• _Given instruction_
The listing below must be repeated word for word, with its images excluded.
>> BEGIN Data provided
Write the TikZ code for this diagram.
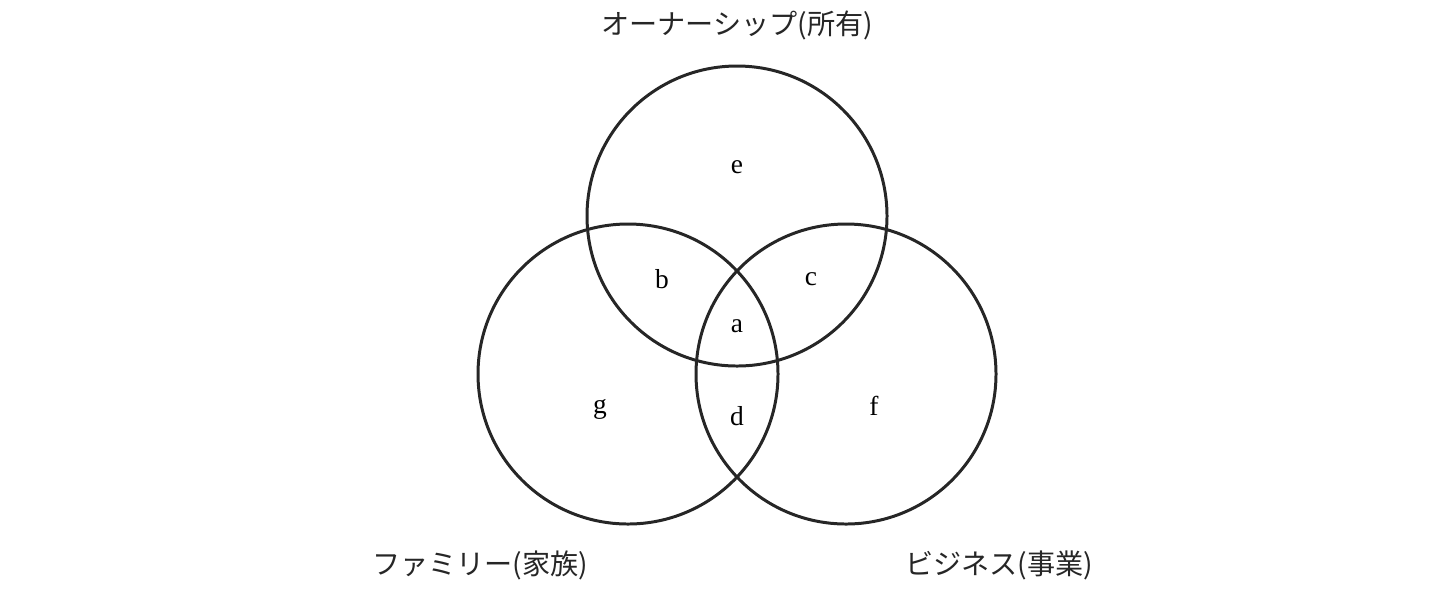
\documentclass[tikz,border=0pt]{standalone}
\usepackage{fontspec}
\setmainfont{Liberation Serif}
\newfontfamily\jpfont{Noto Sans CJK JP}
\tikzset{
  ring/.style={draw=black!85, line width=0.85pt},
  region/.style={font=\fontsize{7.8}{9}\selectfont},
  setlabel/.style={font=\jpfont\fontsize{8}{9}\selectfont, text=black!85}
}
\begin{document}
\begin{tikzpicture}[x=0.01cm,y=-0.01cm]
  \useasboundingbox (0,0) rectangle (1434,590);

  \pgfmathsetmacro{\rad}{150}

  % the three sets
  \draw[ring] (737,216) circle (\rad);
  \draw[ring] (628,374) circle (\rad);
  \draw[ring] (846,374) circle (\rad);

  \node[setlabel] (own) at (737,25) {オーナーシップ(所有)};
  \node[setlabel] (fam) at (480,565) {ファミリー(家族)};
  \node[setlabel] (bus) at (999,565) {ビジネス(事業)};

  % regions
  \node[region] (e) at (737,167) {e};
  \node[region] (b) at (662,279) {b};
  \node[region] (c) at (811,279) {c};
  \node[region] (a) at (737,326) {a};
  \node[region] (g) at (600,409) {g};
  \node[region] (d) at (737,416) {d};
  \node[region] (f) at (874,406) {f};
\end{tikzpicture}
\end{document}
>> END Data provided
• _Response for this exercise_
Write the TikZ code for this diagram.
\documentclass[tikz,border=0pt]{standalone}
\usepackage{fontspec}
\setmainfont{Liberation Serif}
\newfontfamily\jpfont{Noto Sans CJK JP}
\tikzset{
  ring/.style={draw=black!85, line width=0.85pt},
  region/.style={font=\fontsize{7.8}{9}\selectfont},
  setlabel/.style={font=\jpfont\fontsize{8}{9}\selectfont, text=black!85}
}
\begin{document}
\begin{tikzpicture}[x=0.01cm,y=-0.01cm]
  \useasboundingbox (0,0) rectangle (1434,590);

  \pgfmathsetmacro{\rad}{150}

  % the three sets
  \draw[ring] (737,216) circle (\rad);
  \draw[ring] (628,374) circle (\rad);
  \draw[ring] (846,374) circle (\rad);

  \node[setlabel] (own) at (737,25) {オーナーシップ(所有)};
  \node[setlabel] (fam) at (480,565) {ファミリー(家族)};
  \node[setlabel] (bus) at (999,565) {ビジネス(事業)};

  % regions
  \node[region] (e) at (737,167) {e};
  \node[region] (b) at (662,279) {b};
  \node[region] (c) at (811,279) {c};
  \node[region] (a) at (737,326) {a};
  \node[region] (g) at (600,409) {g};
  \node[region] (d) at (737,416) {d};
  \node[region] (f) at (874,406) {f};
\end{tikzpicture}
\end{document}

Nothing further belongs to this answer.